Wednesday, September 29, 2010


Along with OOO, Aristotle was a major (re)discovery of the summer. So I'm very glad that Levi Bryant has an excellent post up on his weirdness. I couldn't agree more. I actually found Aristotle's examples—paleness and being educated show up a lot—laugh-out-loud funny on more than one occasion. I see Levi matches Aristotle in this respect—very nicely done.

Graham Harman has a corresponding post up about the trouble with reading Aristotle as an authoritarian who likes putting things in rigid boxes. I couldn't agree more with this too. I have heard more than one Derrida-inclined thinker repeating this and felt so strongly about it that I decided to talk against it in my history of criticism undergrad class yesterday. Funny synchronicity.
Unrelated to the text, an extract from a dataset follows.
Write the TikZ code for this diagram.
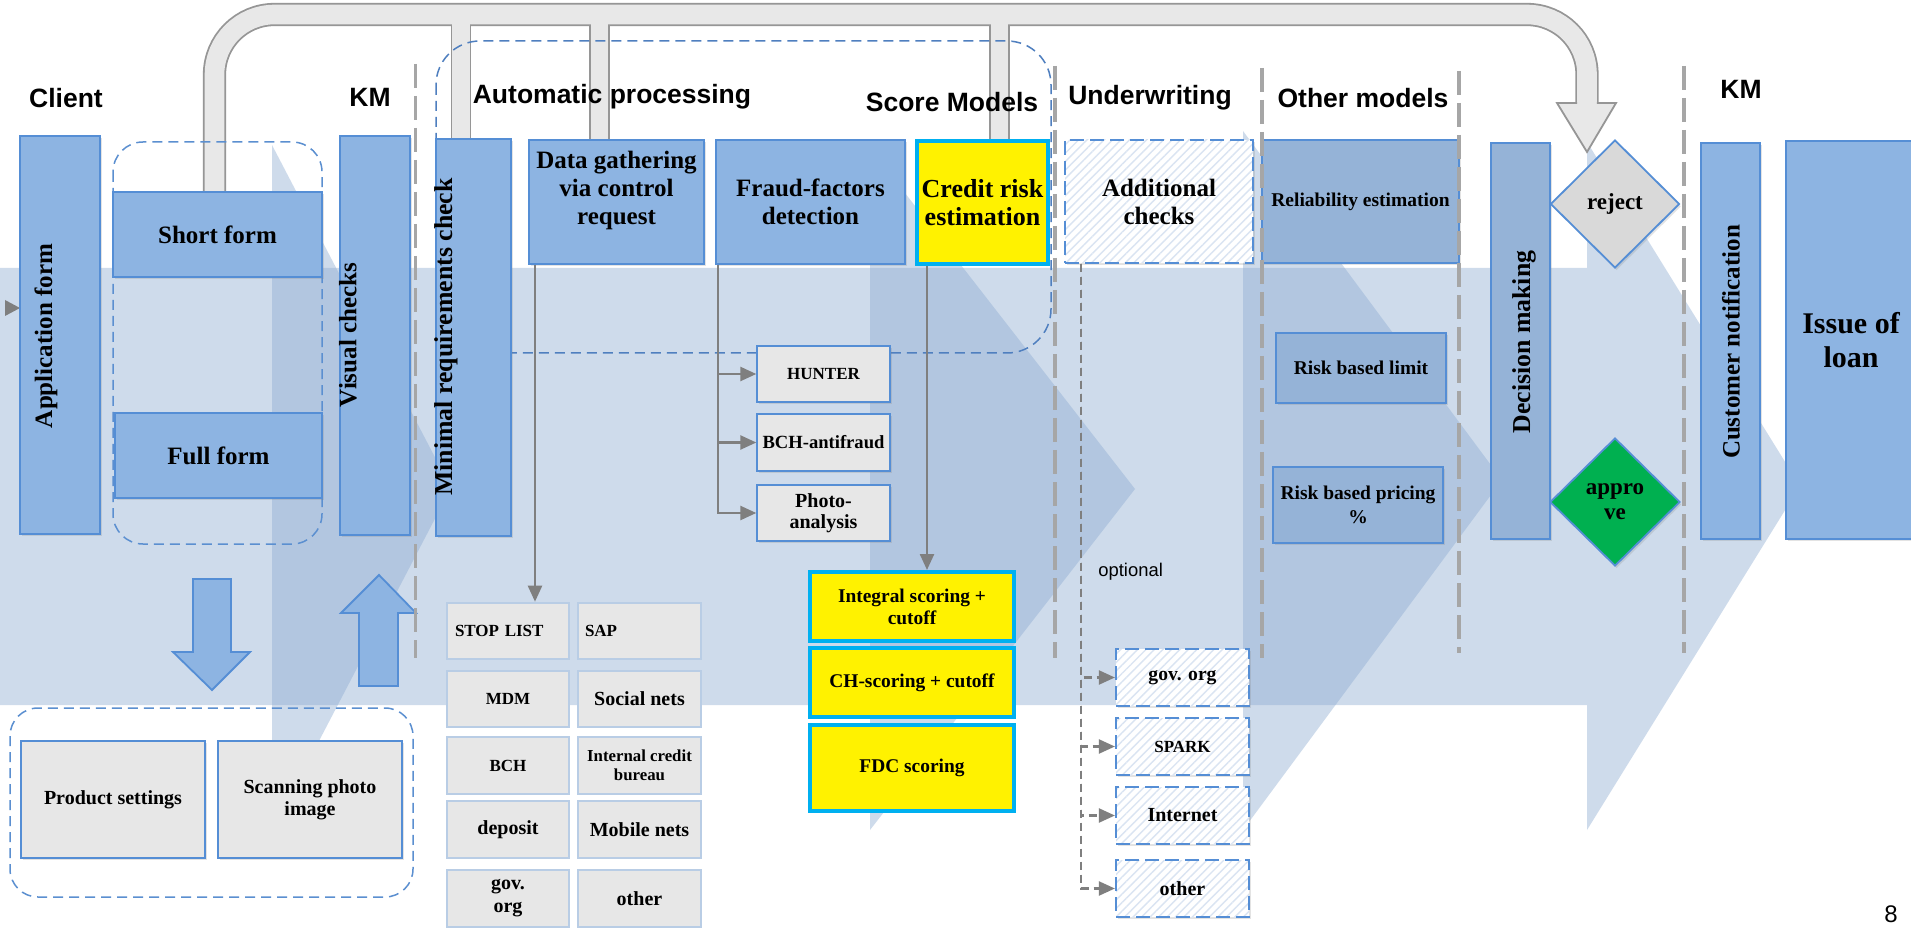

For me Aristotle seems to exude a relish for actually existing THINGS. He very skilfully tugs your mind away from wanting to find some material substrate that underpins them all or some transcendental Idea or other umbrella under which they all fit (Graham's undermining and overmining). His critique of matter in general is totally riveting. I rather like the punchy demotic of the new Penguin edition of the Metaphysics.

So much so that Aristotle will provide the architecture for my talk on Levi's panel at RMMLA. Title: “We Aren't the World.” I'll be talking about global warming as an Aristotelian substance.

Do yourself a favor: read the Categories, the Physics and the Metaphysics.